With that in mind, the Court now turns the outstanding discovery issues raised by
Request 1: Defendant objects to Plaintiffs’ response that paragraph 43 of the Amended
Complaint (Doc. 29) “does not indicate the vacant property registration fee.” See Doc. 82-1
at 1. Paragraph 43 of the Amended Complaint does state, in pertinent part, “Subject to further
discovery, the loan charges sought by SLS include the December 22, 2016 Vacant Property
Registration fee.” (Doc. 29 at ¶ 43). As such, Plaintiffs need to revise their response to
Request 8: If Plaintiffs intend to call the individuals listed as witnesses at trial, Plaintiffs
must provide contact information for those individuals to Defendant.
Requests for Production
Request 3: As to the portion of Plaintiffs’ response that “Notebooks are in process of
being uploaded into Dropbox and you should be notified as each file is updated,” this is
insufficient. Plaintiffs must either produce the documents or indicate that they have already
produced all documents in their possession, custody and control as to that particular request.
Requests 4, 7, 8, 16: As discussed above, Plaintiffs must either produce the documents
or indicate that they have already produced all documents in their possession, custody and
control as to those particular requests.
Requests 13, 14, 15, 27: Plaintiffs’ response of “Currently do not have those
documents” is insufficient. Plaintiffs must either produce the documents or indicate that they
have already produced all documents in their possession, custody and control as to those
Request 23: Plaintiffs claim attorney-client privilege as to Defendant’s request for
production of documents related to retention of counsel in this litigation. Defendant asserts
that these items are needed to determine when Plaintiff’s retained counsel and the scope of
the representation as alleged in counts 6 and 8, as Plaintiffs claim that Defendant
communicated with them after having actual knowledge that Plaintiffs were represented in a
foreclosure case. Defendant argues it needs to review in what capacity the Plaintiffs’ counsel
was actually retained. Defendant also asserts it needs to know the attorney’s compensation
as Plaintiffs have claimed a right to collect attorney’s fees for his representation. Plaintiff is
directed to send the responsive information to the Court for an in camera review.

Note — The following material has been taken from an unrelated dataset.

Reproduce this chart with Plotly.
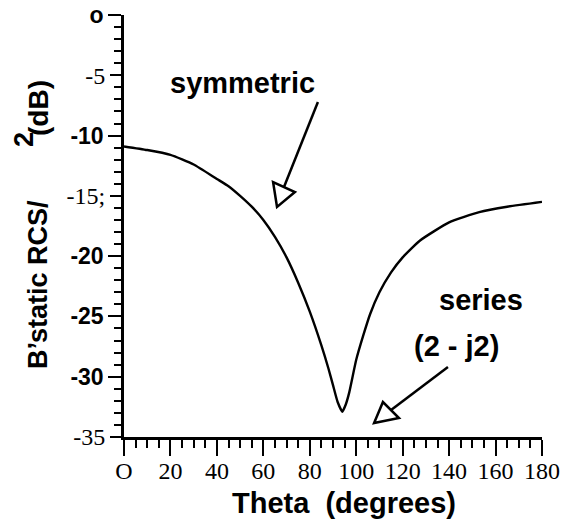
import plotly.graph_objects as go

# Curve data
theta = [0, 10, 20, 30, 40, 45, 50, 55, 60, 65, 70, 75, 80, 85, 88, 90, 92, 94, 95.5, 97,
         100, 103, 106, 110, 115, 120, 127.5, 140, 153, 165, 180]
rcs_db = [-10.9, -11.2, -11.6, -12.4, -13.6, -14.2, -15.0, -15.9, -17.0, -18.4, -20.1, -22.2,
          -24.6, -27.4, -29.3, -30.7, -32.1, -32.9, -32.3, -31.3, -28.6, -26.6, -24.8, -23.0,
          -21.35, -20.1, -18.7, -17.2, -16.35, -15.9, -15.5]

x_tickvals = [0, 20, 40, 60, 80, 100, 120, 140, 160, 180]
x_ticktext = ["O", "20", "40", "60", "80", "100", "120", "140", "160", "180"]
# y tick labels: some printed bold sans-serif, some in a serif face
y_sans_vals = [0, -10, -20, -25, -30]
y_sans_text = ["o", "-10", "-20", "-25", "-30"]
y_serif_vals = [-5, -15, -35]
y_serif_text = ["-5", "-15;", "-35"]

SANS = "Liberation Sans, Arial, sans-serif"
SERIF = "Liberation Serif, Times New Roman, serif"

# plot area in pixels (reference picture)
PL, PR, PT, PB = 124, 542, 15, 437
W, H = 569, 531


def paper(px, py):
    return (px - PL) / (PR - PL), 1 - (py - PT) / (PB - PT)


fig = go.Figure()
fig.add_trace(go.Scatter(x=theta, y=rcs_db, mode="lines",
                         line=dict(color="black", width=2.4, shape="spline", smoothing=0.5),
                         showlegend=False, hoverinfo="skip"))
# invisible trace to carry the second (serif-label) y axis
fig.add_trace(go.Scatter(x=[theta[0]], y=[rcs_db[0]], yaxis="y2", mode="markers",
                         marker=dict(opacity=0), showlegend=False, hoverinfo="skip"))

# annotation arrows (open triangle heads), data coordinates
arrows = [
    dict(line=((83.5, -7.22), (68.9, -14.27)),
         head=((65.9, -15.92), (64.2, -13.85), (73.6, -14.68))),
    dict(line=((139.5, -29.19), (115.0, -32.76)),
         head=((107.7, -33.84), (111.5, -32.10), (118.4, -33.43))),
]
for a in arrows:
    (x0, y0), (x1, y1) = a["line"]
    fig.add_shape(type="line", xref="x", yref="y", x0=x0, y0=y0, x1=x1, y1=y1,
                  line=dict(color="black", width=2.5))
    p = a["head"]
    path = f"M {p[0][0]},{p[0][1]} L {p[1][0]},{p[1][1]} L {p[2][0]},{p[2][1]} Z"
    fig.add_shape(type="path", xref="x", yref="y", path=path,
                  line=dict(color="black", width=2.5), fillcolor="white")


def label(text, px, py, size, angle=0):
    x, y = paper(px, py)
    fig.add_annotation(x=x, y=y, xref="paper", yref="paper", text=text, showarrow=False,
                       textangle=angle, xanchor="center", yanchor="middle",
                       font=dict(family=SANS, size=size, color="black"))


label("<b>symmetric</b>", 242, 83, 29)
label("<b>series</b>", 481, 300, 29)
label("<b>(2 - j2)</b>", 456, 346, 29)
# axis titles
label("<b>Theta &nbsp;(degrees)</b>", 344, 503, 29)
label("<b>B’static RCS/</b>", 38, 285, 27, -90)
label("<b>2</b>", 24, 140, 27, -90)
label("<b>(dB)</b>", 38, 108, 28, -90)

xaxis = dict(range=[0, 180], tickmode="array", tickvals=x_tickvals, ticktext=x_ticktext,
             ticks="outside", ticklen=16, tickwidth=2, tickcolor="black",
             minor=dict(dtick=5, ticks="outside", ticklen=8, tickwidth=1.5, tickcolor="black"),
             showline=True, linewidth=2.5, linecolor="black", showgrid=False, zeroline=False,
             tickfont=dict(family=SERIF, size=24, color="black"),
             automargin=False)

fig.update_layout(
    width=W, height=H,
    margin=dict(l=PL, r=W - PR, t=PT, b=H - PB),
    paper_bgcolor="white", plot_bgcolor="white",
    font=dict(family=SANS, color="black"),
    xaxis=xaxis,
    yaxis=dict(range=[-35, 0], tickmode="array", tickvals=y_sans_vals, ticktext=y_sans_text,
               ticks="outside", ticklen=13, tickwidth=2, tickcolor="black",
               minor=dict(dtick=1, ticks="outside", ticklen=7, tickwidth=1.5, tickcolor="black"),
               showline=True, linewidth=2.5, linecolor="black", showgrid=False, zeroline=False,
               tickfont=dict(family=SANS, size=23, color="black", weight="bold"),
               automargin=False),
    yaxis2=dict(range=[-35, 0], overlaying="y", side="left", tickmode="array",
                tickvals=y_serif_vals, ticktext=y_serif_text,
                ticks="outside", ticklen=13, tickwidth=2, tickcolor="black",
                showline=False, showgrid=False, zeroline=False,
                tickfont=dict(family=SERIF, size=24, color="black"),
                automargin=False),
)
# pull the x tick labels a little closer to the axis, as printed
try:
    fig.update_xaxes(ticklabelstandoff=-6)
except Exception:
    pass

fig.write_html("out.html", config={"displayModeBar": False},
               post_script="document.body.style.margin='0';document.body.style.padding='0';")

Request 31: Plaintiffs must either produce the documents or indicate that they have
already produced all documents in their possession, custody and control as to those particular
requests. If Plaintiffs have already produced the documents, they must specifically identify
which documents are responsive to the request and where they are located in the folders
Request 32: This request is not related to the class action allegations and must be
responded to by Plaintiffs. In addition, Plaintiffs must either produce the documents or
indicate that they have already produced all documents in their possession, custody and
control as to that particular request.
Requests 34, 35: Plaintiffs must specifically identify which documents are responsive
to the requests and where they are located in the folders provided.
Accordingly, it is hereby
Defendant’s Request for Sanctions, and in the Alternative, Third Motion to
Compel (Doc. 84) is DENIED WITHOUT PREJUDICE as to the request for
sanctions and GRANTED as to the motion to compel. Plaintiffs shall serve
their amended responses, consistent with this Order, on Defendant by October
11, 2019. With respect to Request 23, by no later than October 11, 2019,
Plaintiff shall email the responsive information to the Court at the following
email address: Chambers_flmd_Flynn@flmd.uscourts.gov.

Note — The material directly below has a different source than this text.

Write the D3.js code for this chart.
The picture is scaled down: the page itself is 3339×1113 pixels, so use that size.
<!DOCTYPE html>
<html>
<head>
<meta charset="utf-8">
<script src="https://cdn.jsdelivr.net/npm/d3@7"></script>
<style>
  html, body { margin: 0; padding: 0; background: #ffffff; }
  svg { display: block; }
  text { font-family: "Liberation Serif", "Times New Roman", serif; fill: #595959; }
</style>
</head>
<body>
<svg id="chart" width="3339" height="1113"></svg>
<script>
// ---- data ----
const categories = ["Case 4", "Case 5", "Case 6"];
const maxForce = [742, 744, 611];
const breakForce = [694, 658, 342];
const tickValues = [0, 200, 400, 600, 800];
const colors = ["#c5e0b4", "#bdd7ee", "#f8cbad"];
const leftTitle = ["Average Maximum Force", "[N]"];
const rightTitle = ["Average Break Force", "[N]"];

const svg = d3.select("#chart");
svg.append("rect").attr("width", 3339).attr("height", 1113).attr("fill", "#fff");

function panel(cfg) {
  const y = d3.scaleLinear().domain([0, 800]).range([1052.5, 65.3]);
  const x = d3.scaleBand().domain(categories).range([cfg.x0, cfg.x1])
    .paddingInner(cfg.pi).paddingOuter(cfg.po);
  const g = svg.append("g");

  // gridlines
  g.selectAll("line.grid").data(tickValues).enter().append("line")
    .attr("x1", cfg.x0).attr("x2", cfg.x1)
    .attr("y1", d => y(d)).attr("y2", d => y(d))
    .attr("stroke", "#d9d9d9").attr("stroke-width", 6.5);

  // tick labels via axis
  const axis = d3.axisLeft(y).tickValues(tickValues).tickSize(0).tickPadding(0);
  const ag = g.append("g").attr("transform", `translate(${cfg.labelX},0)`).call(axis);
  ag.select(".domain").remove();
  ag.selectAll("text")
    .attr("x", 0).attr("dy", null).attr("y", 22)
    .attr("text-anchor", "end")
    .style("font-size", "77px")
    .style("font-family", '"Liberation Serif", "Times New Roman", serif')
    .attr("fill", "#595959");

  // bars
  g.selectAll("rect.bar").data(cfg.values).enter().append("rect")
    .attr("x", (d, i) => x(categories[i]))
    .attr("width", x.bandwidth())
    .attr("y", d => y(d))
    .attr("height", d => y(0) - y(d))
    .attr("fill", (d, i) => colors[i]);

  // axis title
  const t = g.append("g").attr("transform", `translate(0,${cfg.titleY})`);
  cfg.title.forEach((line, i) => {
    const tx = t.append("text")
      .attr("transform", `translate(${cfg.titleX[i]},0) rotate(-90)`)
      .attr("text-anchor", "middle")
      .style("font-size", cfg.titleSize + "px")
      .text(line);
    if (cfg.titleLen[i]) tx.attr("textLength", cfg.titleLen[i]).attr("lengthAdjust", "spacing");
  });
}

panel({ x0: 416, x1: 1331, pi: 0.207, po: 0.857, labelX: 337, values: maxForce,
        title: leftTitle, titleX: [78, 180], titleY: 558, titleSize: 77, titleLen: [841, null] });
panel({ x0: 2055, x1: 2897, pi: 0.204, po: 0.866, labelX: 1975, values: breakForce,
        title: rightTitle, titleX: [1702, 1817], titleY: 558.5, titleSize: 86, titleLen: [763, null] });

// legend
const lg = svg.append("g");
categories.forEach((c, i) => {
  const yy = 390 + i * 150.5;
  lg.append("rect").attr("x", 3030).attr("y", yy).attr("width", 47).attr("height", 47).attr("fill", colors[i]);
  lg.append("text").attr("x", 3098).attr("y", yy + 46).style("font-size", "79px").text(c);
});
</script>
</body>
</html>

The parties are direct to appear for a hearing before the undersigned to confirm
Plaintiffs’ compliance with this Order. The hearing is scheduled for October
16, 2019, at 11:00 a.m. in Courtroom 11B of the Sam M. Gibbons United States
Courthouse, 801 North Florida Avenue, Tampa, Florida. Plaintiffs’ failure to
appear may result in the dismissal of this action. If Defendant files a notice
with the Court that the discovery issues have been resolved, the Court will
cancel the hearing.
Defendant’s request for costs and attorney’s fees incurred in filing its Request
for Sanctions, and in the Alternative, Third Motion to Compel (Doc. 84) is
GRANTED. Within 30 days of the date of this Order, Defendant shall file
with the Court an affidavit setting forth the reasonable costs and fees incurred
with respect to filing its Request for Sanctions, and in the Alternative, Third
Motion to Compel (Doc. 84). Plaintiffs shall have 14 days from the filing of
Defendant’s affidavit to object to the fees and costs claimed.
ORDERED in Tampa, Florida, on October 4, 2019.